Do your research before giving to charities

A 2022 New York Times article, "76 Fake Charities Shared a Mailbox. The I.R.S. Approved Them All," summarized how one individual set up dozens of tax-exempt entities, all of which were granted 501(c) (3) status. Individual donors and private foundations (PFs) need to know who the recipients are of their generosity.

The organizations mentioned in the NYT article were all granted tax-exempt status and listed in the charity lookup, Tax Exempt Organization Search, on the IRS website. So how does an individual or PF confirm the charity is real and using donations to fund its stated mission?

Individuals and PFs need to do their due diligence before making a charitable gift. Prior to the NYT article, it would make sense to start with IRS Publication 78, or the charity page of the IRS website. While the site might still be a good place to confirm if the organization has been issued tax-exempt status and filed its required tax forms, it should not be where the research ends.

It is recommended that some type of inquiry be made. The scope of the inquiry may vary depending on the size and purpose of the grant, the period over which it is to be paid and any prior experience that the granter has had with the grantee.

An inquiry may include the identity, history and experience, management, activities and practices of the grantee organization and should be complete enough to give reasonable assurance that the grantee will use the grant for the expected purposes.

There are several recommended ways to perform due diligence of tax-exempt organizations. For instance, if it is feasible, an on-site visit to an organization may be helpful to get firsthand knowledge of its daily activities. The visit may allow the granter access to the key decision-makers and help build a lasting relationship.

Volunteering at a potential grantee organization can provide firsthand insight into its programs, operations, and leadership. While offering time, an individual or PF can learn more about the tax-exempt organization and determine whether to make a financial commitment. The individual or PF would be able to confirm the tax-exempt organization's mission truly aligned with their own.

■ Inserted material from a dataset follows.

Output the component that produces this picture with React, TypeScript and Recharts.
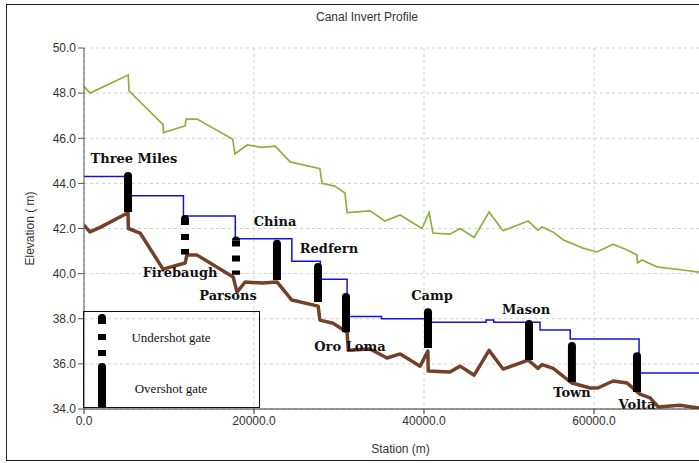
import React from "react";
import {
  ComposedChart,
  Line,
  Scatter,
  XAxis,
  YAxis,
  CartesianGrid,
  ReferenceLine,
} from "recharts";

// ground surface (green)
const groundStation = [0, 700, 5200, 5300, 9300, 9350, 11900, 12000, 13300, 17500, 17750, 19200, 20900, 22500, 24250, 27750, 28000, 29500, 30700, 30950, 33650, 35400, 37200, 39750, 40600, 41050, 43050, 44250, 45900, 47650, 49300, 52250, 53400, 53900, 55200, 56350, 58700, 60350, 62250, 63900, 65050, 65100, 65650, 67400, 70450, 72350];
const groundElev = [48.3, 48.0, 48.8, 48.1, 46.6, 46.25, 46.55, 46.85, 46.85, 45.95, 45.3, 45.7, 45.6, 45.65, 44.95, 44.65, 44.0, 43.88, 43.57, 42.7, 42.78, 42.33, 42.6, 42.0, 42.7, 41.8, 41.75, 42.0, 41.6, 42.73, 41.9, 42.33, 41.93, 42.07, 41.84, 41.5, 41.13, 40.96, 41.3, 41.05, 40.82, 40.47, 40.6, 40.3, 40.16, 40.07];

// water surface (blue, stepped)
const waterStation = [0, 5200, 11700, 17800, 24450, 27800, 30950, 35000, 40700, 47300, 48200, 53650, 57200, 65300, 72350];
const waterElev = [44.3, 43.45, 42.55, 41.55, 40.55, 39.75, 38.1, 38.0, 37.85, 37.95, 37.85, 37.5, 37.1, 35.6, 35.6];

// canal invert (brown)
const invertStation = [0, 700, 1900, 5180, 5220, 6600, 9300, 11900, 12100, 13300, 17550, 18000, 18950, 21050, 22700, 24450, 27550, 27750, 29300, 30950, 31100, 33650, 35650, 37200, 39550, 40450, 40500, 43050, 44250, 45900, 47650, 49300, 52250, 53400, 53900, 55200, 57400, 59550, 60450, 62250, 63900, 65400, 66600, 67550, 70100, 72350];
const invertElev = [42.15, 41.85, 42.05, 42.7, 42.0, 41.8, 40.2, 40.47, 40.82, 40.82, 39.85, 39.18, 39.63, 39.58, 39.63, 38.83, 38.56, 37.94, 37.8, 37.4, 36.6, 36.66, 36.26, 36.44, 35.9, 36.57, 35.68, 35.64, 35.9, 35.5, 36.6, 35.77, 36.17, 35.8, 35.97, 35.8, 35.15, 34.93, 34.93, 35.24, 35.15, 34.66, 34.49, 34.09, 34.17, 34.04];

// gates
const gateNames = ["Three Miles", "Firebaugh", "Parsons", "China", "Redfern", "Oro Loma", "Camp", "Mason", "Town", "Volta"];
const gateKinds = ["over", "under", "under", "over", "over", "over", "over", "over", "over", "over"];
const gateStation = [5180, 11880, 17880, 22700, 27530, 30820, 40470, 52350, 57400, 65060];
const gateTop = [44.5, 42.6, 41.65, 41.5, 40.47, 39.14, 38.47, 37.94, 36.97, 36.52];
const gateBottom = [42.73, 40.85, 39.95, 39.72, 38.74, 37.4, 36.7, 36.17, 35.2, 34.75];
const labelStation = [5880, 11300, 16940, 22470, 28820, 31290, 40940, 52000, 57410, 65060];
const labelElev = [45.12, 40.03, 39.05, 42.29, 41.13, 36.75, 39.05, 38.43, 34.71, 34.22];

const yTicks = [34, 36, 38, 40, 42, 44, 46, 48, 50];
const xTicks = [0, 20000, 40000, 60000];

const zip = (xs: number[], ys: number[]) => xs.map((x, i) => ({ x, y: ys[i] }));
const groundData = zip(groundStation, groundElev);
const waterData = zip(waterStation, waterElev);
const invertData = zip(invertStation, invertElev);
const labelData = gateNames.map((name, i) => ({ x: labelStation[i], y: labelElev[i], name }));

const serif = "'DejaVu Serif', 'Liberation Serif', serif";
const legendSerif = "'Liberation Serif', 'DejaVu Serif', serif";
const sans = "'Liberation Sans', Arial, sans-serif";

function overshotShape(p: any) {
  const x = p.x1;
  const top = Math.min(p.y1, p.y2);
  const bottom = Math.max(p.y1, p.y2);
  const r = 4;
  return (
    <path
      d={`M${x - r},${bottom} L${x - r},${top + r} A${r},${r} 0 0 1 ${x + r},${top + r} L${x + r},${bottom} Z`}
      fill="#000"
    />
  );
}

function undershotShape(p: any) {
  const x = p.x1;
  const top = Math.min(p.y1, p.y2);
  const bottom = Math.max(p.y1, p.y2);
  const r = 4;
  return (
    <g>
      <path d={`M${x - r},${top + r} A${r},${r} 0 0 1 ${x + r},${top + r} Z`} fill="#000" />
      <line x1={x} y1={top + r} x2={x} y2={bottom} stroke="#000" strokeWidth={8} strokeDasharray="6 9" />
    </g>
  );
}

// legend box drawn over the plot, lower left
function LegendBox() {
  return (
    <div
      style={{
        position: "absolute",
        left: 83,
        top: 311,
        width: 177,
        height: 97,
        border: "1px solid #111",
        boxSizing: "border-box",
      }}
    >
      <svg width={177} height={97} style={{ position: "absolute", left: -1, top: -1 }}>
        <path d="M15,9 L15,7 A4,4 0 0 1 23,7 L23,9 Z" fill="#000" />
        <line x1={19} y1={7} x2={19} y2={46} stroke="#000" strokeWidth={8} strokeDasharray="6 10" />
        <path d="M15,96 L15,56 A4,4 0 0 1 23,56 L23,96 Z" fill="#000" />
        <text x={88} y={26} textAnchor="middle" dominantBaseline="central" fontFamily={legendSerif} fontSize={13} fill="#111">
          Undershot gate
        </text>
        <text x={88} y={77} textAnchor="middle" dominantBaseline="central" fontFamily={legendSerif} fontSize={13} fill="#111">
          Overshot gate
        </text>
      </svg>
    </div>
  );
}

export default function App() {
  return (
    <div style={{ position: "absolute", left: 0, top: 0, width: 699, height: 463, background: "#fff" }}>
      <div
        style={{
          position: "absolute",
          left: 6,
          top: 4,
          width: 693,
          height: 457,
          borderTop: "1px solid #222",
          borderLeft: "1px solid #222",
          borderBottom: "1px solid #222",
          boxSizing: "border-box",
        }}
      />
      <div
        style={{
          position: "absolute",
          left: 367,
          top: 10,
          transform: "translateX(-50%)",
          fontFamily: sans,
          fontSize: 12,
          color: "#333",
          whiteSpace: "nowrap",
        }}
      >
        Canal Invert Profile
      </div>
      <div style={{ position: "absolute", left: 0, top: 0 }}>
        <ComposedChart width={699} height={463} margin={{ top: 48, right: 0, bottom: 0, left: 0 }}>
          <CartesianGrid stroke="#cfcfcf" strokeDasharray="3 3" horizontalValues={yTicks} verticalValues={xTicks} />
          <XAxis
            type="number"
            dataKey="x"
            domain={[0, 72350]}
            ticks={xTicks}
            allowDataOverflow
            tickFormatter={(v: number) => v.toFixed(1)}
            height={54}
            tickSize={5}
            stroke="#333"
            tick={{ fontSize: 12, fontFamily: sans, fill: "#333" }}
            label={{ value: "Station (m)", position: "insideBottom", offset: 10, dx: 9, style: { fontSize: 12, fontFamily: sans, fill: "#333" } }}
          />
          <YAxis
            type="number"
            dataKey="y"
            domain={[34, 50]}
            ticks={yTicks}
            allowDataOverflow
            tickFormatter={(v: number) => v.toFixed(1)}
            width={84}
            tickSize={6}
            stroke="#555"
            tick={{ fontSize: 12, fontFamily: sans, fill: "#333" }}
            label={{
              value: "Elevation ( m)",
              angle: -90,
              position: "insideLeft",
              offset: 30,
              style: { textAnchor: "middle", fontSize: 12, fontFamily: sans, fill: "#333" },
            }}
          />
          <Line data={groundData} dataKey="y" type="linear" stroke="#8fb040" strokeWidth={1.7} dot={false} isAnimationActive={false} />
          <Line data={waterData} dataKey="y" type="stepAfter" stroke="#1414d6" strokeWidth={1.5} dot={false} isAnimationActive={false} />
          <Line data={invertData} dataKey="y" type="linear" stroke="#74402a" strokeWidth={3.5} strokeLinejoin="round" dot={false} isAnimationActive={false} />
          {gateNames.map((name, i) => (
            <ReferenceLine
              key={name}
              segment={[
                { x: gateStation[i], y: gateTop[i] },
                { x: gateStation[i], y: gateBottom[i] },
              ]}
              stroke="#000"
              shape={gateKinds[i] === "over" ? overshotShape : undershotShape}
            />
          ))}
          <Scatter
            data={labelData}
            dataKey="y"
            isAnimationActive={false}
            shape={(p: any) => (
              <text
                x={p.cx}
                y={p.cy}
                textAnchor="middle"
                dominantBaseline="central"
                fontFamily={serif}
                fontWeight="bold"
                fontSize={13}
                fill="#111"
              >
                {p.payload.name}
              </text>
            )}
          />
        </ComposedChart>
      </div>
      <LegendBox />
    </div>
  );
}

Online research also is a great way to learn more about potential grantees. Many organizations have either their own website or report to organizations that gather information on all tax-exempt organizations. Confirm the website is authentic by validating information from several sources.

Depending on the number of donations made and the information necessary to make a well-informed decision, it is important to retain the information gathered and establish a procedure that works for you or your organization.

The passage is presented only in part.